Our transition from one to two went really smoothly. [name]Henry[/name] was 2.5 (almost to the day) when [name]Julia[/name] was born. He loves his sister so much. [name]Even[/name] now, he still loves to hug and kiss on her, even though she gets annoyed by him (she’s one now). For me, it wasn’t hard caring for a newborn and a toddler as [name]Henry[/name] is a very easy going child.
My best advice is to accept help when it’s offered!
My son would have been a big brother at 2 1/2 years if I had not had a miscarriage during my second pregnancy. I remember thinking that it was going to be very difficult having two children only 2 1/2 years apart, as my son was going through the “terrible twos.”
However, it was not meant to be, but I became pregnant again and had my daughter when my son was 3 1/2. He was so excited, and seemed to understand more at age 3 1/2. He wasn’t jealous (most of the time), and was so happy to have a little sister.
Going from one child to two children is never easy, but sometimes a little bit of an age difference can be helpful.

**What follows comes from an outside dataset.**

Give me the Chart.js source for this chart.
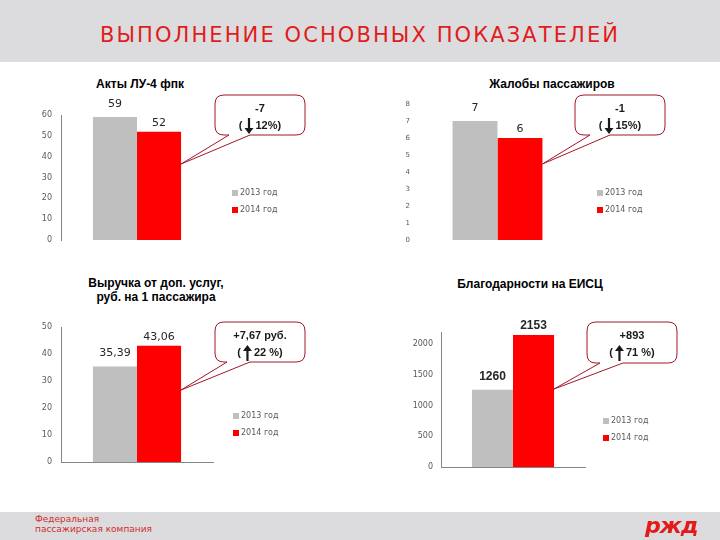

I have one child, but am expecting again. Our son will be 2 1/2 when this one makes it here, so I don’t have personal experience yet but i have looked at this sort of advice for ages and here is what I have found: get into a routine as early as you can, and rest when the children rest. Accept all offers of help, heck, bribe or blackmail friends and family to help you out. Your house will be messier, deal with it. And spend some quality time with your eldest child, keep things as normal as possible. Expect the first few weeks to be chaotic, just roll with it. Soon it all works out, and it will be worth it.
I’ve been wondering about this too. it seems like the huge enormous lifestyle adjustment is made when you become a parent, full stop. I believe yo all that the workload doubles, but surely the mentality, orientation and lifestyle doesn’t change that much from 1 to 2? Or, at least not as much as the change from zero to one?
For us, the transition was a lot easier from 1 to 2 than 0 to 1.
The mentality and lifestyle stays the same I’m sure… I worry about juggling tasks personally. It seems like there’s no time for “adult breaks” throughout the day because one child would be eating while another is trying to lay down for a nap, one wants to play very loudly and the other is asleep in the next room, etc. I am really bad at multitasking and I like to keep things on a tight schedule so I can focus on one thing at a time. I worry I won’t be able to “keep up” I guess…
A friend of mine told me she’s expecting her 3rd today. Her sons are 7 and 2 1/2. I asked her if she was nervous to have 3, and she said “It probably won’t be much harder than 2.” All I could think in my head was “Really? 3 kids sounds panic inducing…” I know I definitely want 2, so I guess I’m just gonna have to roll with the punches and deal with it.